Mit Abschreibungsproblemen befasste sich der Bundesverband Freier Immobilien- und Wohnungsunternehmen. Die gesetzte Kostenobergrenze führe bei unerwarteten Baukostensteigerungen zu einem "Fallbeileffekt". Daher sollte eine Regelung geschaffen werden, wonach sich die Bemessungsgrundlage in dem Maße reduziere, wie die Kostenobergrenze überschritten werde. Der Dachverband deutscher Immobilienverwalter mahnte an, nicht nur die Herstellung von Gebäuden, sondern auch die Anschaffung von Eigentumswohnungen in die Regelung einzubeziehen.
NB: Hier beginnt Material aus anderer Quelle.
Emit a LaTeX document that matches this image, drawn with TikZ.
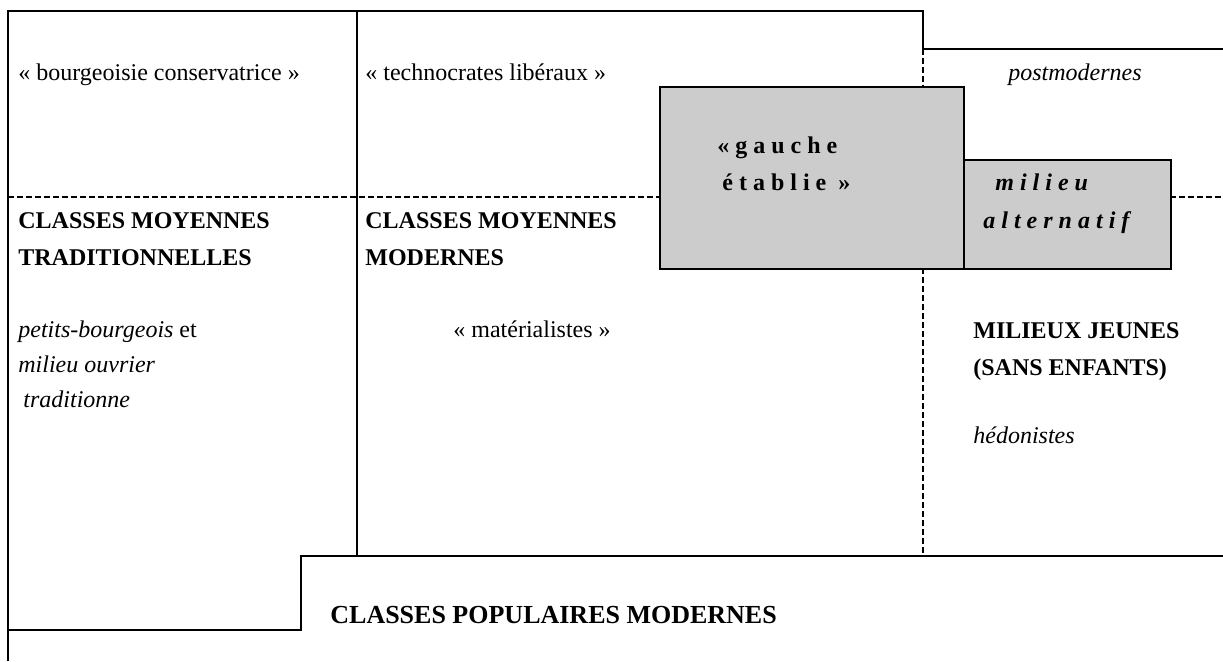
\documentclass[tikz,border=0pt]{standalone}
\usepackage{fontspec}
\setmainfont{Liberation Serif}
\newfontfamily\spacedfont[LetterSpace=25]{Liberation Serif}
\usetikzlibrary{positioning}
\definecolor{milieugray}{gray}{0.8}
\tikzset{
  lbl/.style={anchor=base west,inner sep=0pt,font=\fontsize{12}{14}\selectfont},
  biglbl/.style={anchor=base west,inner sep=0pt,font=\fontsize{13}{15}\selectfont\bfseries},
  solidline/.style={line width=1pt},
  dashline/.style={line width=1pt,dash pattern=on 2.75pt off 1.75pt},
  milieubox/.style={anchor=north west,draw,line width=1pt,fill=milieugray,shape=rectangle,inner sep=0pt}
}

\begin{document}
\begin{tikzpicture}[x=0.5pt,y=-0.5pt]
\useasboundingbox (0,0) rectangle (1223,661);

% frame
\draw[solidline] (8,661) -- (8,11) -- (923,11) -- (923,49) -- (1223,49);
\draw[solidline] (357,11) -- (357,556);
\draw[solidline] (1223,556) -- (301,556) -- (301,630) -- (8,630);
\draw[dashline] (8,197) -- (659,197);
\draw[dashline] (1170,197) -- (1223,197);
\draw[dashline] (923,49) -- (923,86);
\draw[dashline] (923,268) -- (923,556);

% grey boxes
\node[milieubox,minimum width=152pt,minimum height=91pt] (gauchebox) at (659,86) {};
\node[milieubox,minimum width=103.5pt,minimum height=54.5pt] (altbox) at (963,159) {};

% top row
\node[lbl] (bourg) at (18,80) {« bourgeoisie conservatrice »};
\node[lbl] (techno) at (365,80) {« technocrates libéraux »};
\node[lbl] (postmod) at (1008,80) {\itshape postmodernes};

\node[lbl] (gauche1) at (717,153) {\spacedfont\bfseries «gauche};
\node[lbl] (gauche2) at (722,190) {\spacedfont\bfseries établie »};
\node[lbl] (milieu1) at (995,190) {\spacedfont\bfseries\itshape milieu};
\node[lbl] (milieu2) at (983,228) {\spacedfont\bfseries\itshape alternatif};

% middle row
\node[lbl] (cmt1) at (18,228) {\bfseries CLASSES MOYENNES};
\node[lbl] (cmt2) at (18,265) {\bfseries TRADITIONNELLES};
\node[lbl] (petits) at (18,337) {\textit{petits-bourgeois} et};
\node[lbl] (ouvrier) at (18,372) {\itshape milieu ouvrier};
\node[lbl] (tradi) at (23,407) {\itshape traditionne};

\node[lbl] (cmm1) at (365,228) {\bfseries CLASSES MOYENNES};
\node[lbl] (cmm2) at (365,265) {\bfseries MODERNES};
\node[lbl] (mater) at (453,337) {« matérialistes »};

\node[lbl] (jeunes1) at (973,338) {\bfseries MILIEUX JEUNES};
\node[lbl] (jeunes2) at (973,375) {\bfseries (SANS ENFANTS)};
\node[lbl] (hedon) at (973,443) {\itshape hédonistes};

% bottom
\node[biglbl] (popmod) at (330,623) {CLASSES POPULAIRES MODERNES};

\end{tikzpicture}
\end{document}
Erhebliche Zweifel an der Lenkungsfunktion des vorgeschlagenen Instrumentariums äußerte das Deutsche Institut für Wirtschaftsforschung (DIW). Es mangele nicht an Investoren, sondern an Bauflächen. Die Lenkungswirkung durch das Gesetz werde gering sein. Das DIW regte eine "Nachverdichtung" auf bereits bebauten Flächen an. Professor Frank Hechtner (Freie Universität Berlin) vermisste in dem Gesetzentwurf Aussagen zu den ökonomischen Auswirkungen der Sonderabschreibung, die nur für Neubauten gelten solle. Mehr Wohnraum könne aber auch durch den Ausbau von Dachgeschossen geschaffen werden. Der Deutsche Mieterbund vertrat die Ansicht, dass das Ziel des Gesetzentwurfes, mehr preiswerten Wohnraum zu schaffen, verfehlt werden dürfte. Nichts werde Investoren abhalten, die hohe Marktmiete zu nehmen. Auch Thomas Bestgen (UTB Projektmanagement und Verwaltungsgesellschaft) erwartet keine Wirkung auf angespannten Wohnungsmärkten. Ohne Sozialbindung würden private Unternehmer dort keinen bezahlbaren Wohnraum schaffen.